The country which is rich in petrol is raising the petrol prices... other countries we can understand that they have to buy from market but what about UAE they don't have their own petrol?... why they cannot build more refinery to generate more petrol and make the pricess of petrol less??? Here in UAE almost everyone has car and ppl uses car for travel as the public transport like taxi is costly... the metro is for internal dubai only... think about the salary ratio in uae; is it increasing as compare the rates of other day to day items increases.... the gov is very rich and has to build more refinery to produce more petrol.....

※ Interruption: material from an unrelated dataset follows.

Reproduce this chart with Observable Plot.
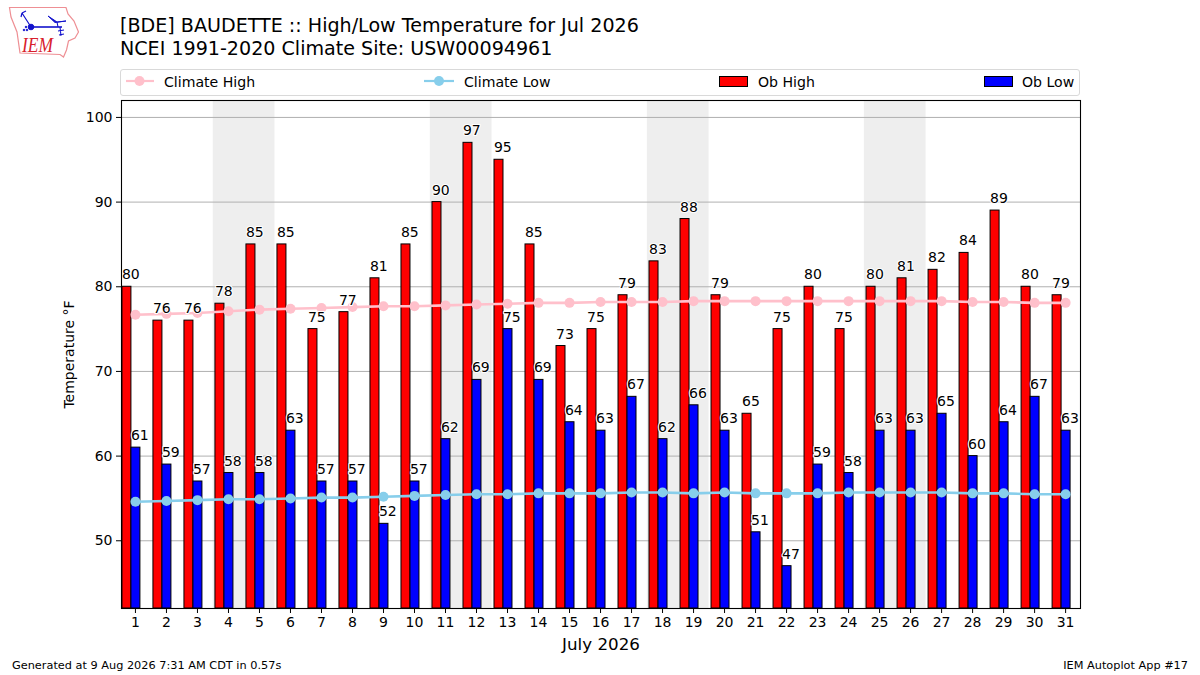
<!DOCTYPE html>
<html><head><meta charset="utf-8">
<script src="https://cdn.jsdelivr.net/npm/d3@7"></script>
<script src="https://cdn.jsdelivr.net/npm/@observablehq/plot@0.6"></script>
<style>
html,body{margin:0;padding:0;background:#fff;font-family:"DejaVu Sans",sans-serif;color:#000}
#wrap{position:relative;width:1200px;height:675px;overflow:hidden}
#chart{position:absolute;left:0;top:0}
.t{position:absolute;white-space:nowrap;line-height:1}
#legend{position:absolute;left:120px;top:69px;width:958px;height:25px;border:1px solid #d9d9d9;border-radius:3px}
.sw{position:absolute;left:0;top:0}
</style></head><body>
<div id="wrap">
<div id="chart"></div>
<svg class="sw" width="90" height="62" viewBox="0 0 90 62">
  <path d="M9.5 7.5 L66 7.5 L68 14 L74 21 L78.5 32 L75 38 L68.5 41 L66.5 50 L63.5 57 L60 54.5 L20 53 L17 32 L11 17 Z" fill="#fff" stroke="#ee8f94" stroke-width="1.2"/>
  <g stroke="#1212cc" fill="#1212cc">
    <path d="M31 27 L62 27" stroke-width="1.6"/>
    <circle cx="31" cy="27" r="2.8"/>
    <path d="M31 27 L22 13 M22 13 L21 17 M22 13 L26 11" stroke-width="1.2" fill="none"/>
    <path d="M48 16 L57 22 L66 21 L55 22.5 Z" stroke-width="1"/>
    <path d="M57 22 L58 27 M60 27 L61 36 M58 31 L64 30 M59 35 L64 34" stroke-width="1.1" fill="none"/>
    <circle cx="24" cy="30" r=".8"/><circle cx="26" cy="27" r=".8"/><circle cx="27" cy="30" r=".8"/>
  </g>
  <text x="22" y="52" font-family="Liberation Serif" font-style="italic" font-size="21" textLength="31" lengthAdjust="spacingAndGlyphs" fill="#d8202c">IEM</text>
</svg>
<div class="t" id="t1" style="left:120px;top:16px;font-size:19.1px">[BDE] BAUDETTE :: High/Low Temperature for Jul 2026</div>
<div class="t" id="t2" style="left:120px;top:39px;font-size:19.1px">NCEI 1991-2020 Climate Site: USW00094961</div>
<div id="legend">
  <svg class="sw" width="958" height="25" style="left:-1px;top:-1px">
    <line x1="6" x2="34" y1="12" y2="12" stroke="#ffc0cb" stroke-width="2.2"/><circle cx="19.5" cy="12" r="5" fill="#ffc0cb"/>
    <line x1="304" x2="334" y1="12" y2="12" stroke="#87ceeb" stroke-width="2.2"/><circle cx="319" cy="12" r="5" fill="#87ceeb"/>
    <rect x="599.5" y="7.5" width="28" height="10" fill="#f00" stroke="#000"/>
    <rect x="864.5" y="7.5" width="28" height="10" fill="#00f" stroke="#000"/>
  </svg>
  <div class="t" style="left:43px;top:5px;font-size:14.1px">Climate High</div>
  <div class="t" style="left:343px;top:5px;font-size:14.1px">Climate Low</div>
  <div class="t" style="left:637px;top:5px;font-size:14.1px">Ob High</div>
  <div class="t" style="left:901px;top:5px;font-size:14.1px">Ob Low</div>
</div>
<div class="t" style="left:12px;top:660px;font-size:11.3px">Generated at 9 Aug 2026 7:31 AM CDT in 0.57s</div>
<div class="t" style="right:12px;top:660px;font-size:11.3px">IEM Autoplot App #17</div>
</div>
<script>
const days = [1,2,3,4,5,6,7,8,9,10,11,12,13,14,15,16,17,18,19,20,21,22,23,24,25,26,27,28,29,30,31];
const obHigh = [80,76,76,78,85,85,75,77,81,85,90,97,95,85,73,75,79,83,88,79,65,75,80,75,80,81,82,84,89,80,79];
const obLow = [61,59,57,58,58,63,57,57,52,57,62,69,75,69,64,63,67,62,66,63,51,47,59,58,63,63,65,60,64,67,63];
const climateHigh = [76.7,76.8,76.9,77.1,77.3,77.4,77.5,77.6,77.7,77.7,77.8,77.9,78.0,78.1,78.1,78.2,78.2,78.2,78.3,78.3,78.3,78.3,78.3,78.3,78.3,78.3,78.3,78.2,78.2,78.1,78.1];
const climateLow = [54.6,54.7,54.8,54.9,54.9,55.0,55.1,55.1,55.2,55.3,55.4,55.5,55.5,55.6,55.6,55.6,55.7,55.7,55.6,55.7,55.6,55.6,55.6,55.7,55.7,55.7,55.7,55.6,55.6,55.5,55.5];
const weekendStarts = [4,11,18,25];
const yTicks = [50,60,70,80,90,100];

const rows = days.map((day,i)=>({day,high:obHigh[i],low:obLow[i],ch:climateHigh[i],cl:climateLow[i]}));
const base = 42;
const plot = Plot.plot({
  width:1200,height:675,
  marginLeft:121,marginRight:120,marginTop:100,marginBottom:67,
  style:{fontFamily:"'DejaVu Sans',sans-serif",background:"transparent",color:"#000"},
  x:{domain:[0.55,31.48],label:null},
  y:{domain:[base,102],label:null},
  marks:[
    Plot.rectY(weekendStarts,{x1:d=>d-0.49,x2:d=>d+1.5,y1:base,y2:102,fill:"#eeeeee"}),
    Plot.ruleY(yTicks,{stroke:"#b0b0b0",strokeWidth:1}),
    Plot.rectY(rows,{x1:d=>d.day-0.42,x2:d=>d.day-0.13,y1:base,y2:"high",fill:"#ff0000",stroke:"#000",strokeWidth:1,inset:0}),
    Plot.rectY(rows,{x1:d=>d.day-0.13,x2:d=>d.day+0.16,y1:base,y2:"low",fill:"#0000ff",stroke:"#000",strokeWidth:1,inset:0}),
    Plot.line(rows,{x:"day",y:"ch",stroke:"#ffc0cb",strokeWidth:2.6}),
    Plot.dot(rows,{x:"day",y:"ch",fill:"#ffc0cb",r:5}),
    Plot.line(rows,{x:"day",y:"cl",stroke:"#87ceeb",strokeWidth:2.6}),
    Plot.dot(rows,{x:"day",y:"cl",fill:"#87ceeb",r:5}),
    Plot.text(rows,{x:d=>d.day-0.15,y:"high",text:d=>String(d.high),dy:-12,fontSize:14,fill:"#000",stroke:"#fff",strokeWidth:2.2,paintOrder:"stroke"}),
    Plot.text(rows,{x:d=>d.day+0.14,y:"low",text:d=>String(d.low),dy:-12,fontSize:14,fill:"#000",stroke:"#fff",strokeWidth:2.2,paintOrder:"stroke"}),
    Plot.frame({stroke:"#000",strokeWidth:1.1}),
    Plot.axisX({ticks:days,tickFormat:d=>String(d),tickSize:5,tickPadding:4,fontSize:14,stroke:"#000",label:"July 2026",labelAnchor:"center",labelArrow:"none",labelOffset:41}),
    Plot.axisY({ticks:yTicks,tickSize:5,tickPadding:4,fontSize:14,stroke:"#000",label:"Temperature °F",labelAnchor:"center",labelArrow:"none",labelOffset:57})
  ]
});
document.getElementById("chart").appendChild(plot);
plot.querySelectorAll("[aria-label='x-axis label'] text").forEach(t=>t.style.fontSize="16.7px");
</script>
</body></html>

Because refineries cost money? Lot of it, upfront. Last time I checked that was an issue, maybe not for Abu dhabi but certainly for Dubai.
As SAM pointed, the only solution are realistic prices a nd a fall in consumption. Of course that will never help.
Agree with SAM & Telcoguy. Raise petrol prices to a reasonable limit. Provide handouts/cash incentives/coupon for locals. Open up the vehicle markets for Hybrid cars (such as Toyota High Lander, Toyota Prius,...) and Electrical cars (such as Chevrolet Volt, ...). Put triple customs tax on 4WDs or cars with more than 4 cylinders and 2.0L engine powers.
Another AED 2.7 billion subsidy I think not, there are other obligations more pressing, put the prices up. Presumably there is a difference between an Emirati Identity Card and that of an expatriate, use that as a petrol discount card for UAE nationals.
Real overheads are real overheads. More people will use public transport. Cost of taxis will go up unless the government provides discounted fuel to them too or converts vehicles to alternative power sources, goods transportation cost will rise, so retail prices will rise. Sales of 'gas-guzzler' vehicles will diminish in the interests of carbon emission count and there will be less cars on the roads in general at least for a good while. Sales of small cars will go up of course.
A population gets used to extra costs and decides whether to live with it or move on. That's life.